So there's this growing push in Congress to crack down on prediction market insider trading, and it's actually pretty interesting from a market perspective. Multiple Democrats are now introducing legislation to block government officials from betting on events they already know the outcome of—basically trying to prevent people with inside knowledge from gaming markets on military actions, war, terrorism, and similar sensitive operations.



The main bill getting attention is the BETS OFF Act, backed by Senator Chris Murphy from Connecticut. He's been pretty vocal about this after reports surfaced that prediction market accounts had placed significant bets right before U.S. operations in Venezuela and Iran. The legislation would essentially ban any wagers where the bettor has advance knowledge of the outcome. It's not just limited to government stuff either—the bill would also cover things like who wins awards or surprise performers at major events, basically anything where insiders know the answer beforehand.

What's notable is this isn't a one-off effort. Representative Ritchie Torres introduced similar legislation back in January, and just recently Senator Adam Schiff and Senator Richard Blumenthal each introduced their own versions targeting different angles of the same problem. The fact that multiple lawmakers from the same party are pushing this suggests there's real concern about market integrity here.

Now here's where it gets interesting for the crypto space. The CFTC handles regulation of these prediction markets, and the current chairman Mike Selig is actually pretty pro-prediction markets—he sees them as potentially better than traditional polling. But even with that stance, there have been some internal disciplinary actions. Kalshi, one of the major platforms, recently suspended and fined users including a political candidate who'd bet on his own election knowing the outcome.

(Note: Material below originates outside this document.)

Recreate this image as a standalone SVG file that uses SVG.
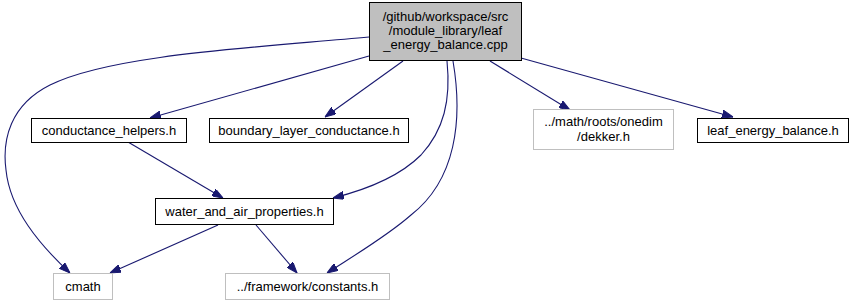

The Republican-controlled Congress probably won't prioritize Democratic legislation right now, but if the political winds shift in the midterms like those same prediction markets are suggesting, Chris Murphy and his colleagues could have more leverage to push this through. Either way, it signals that prediction markets are getting serious regulatory attention, and the insider trading angle is becoming harder to ignore. Interesting to watch how this develops.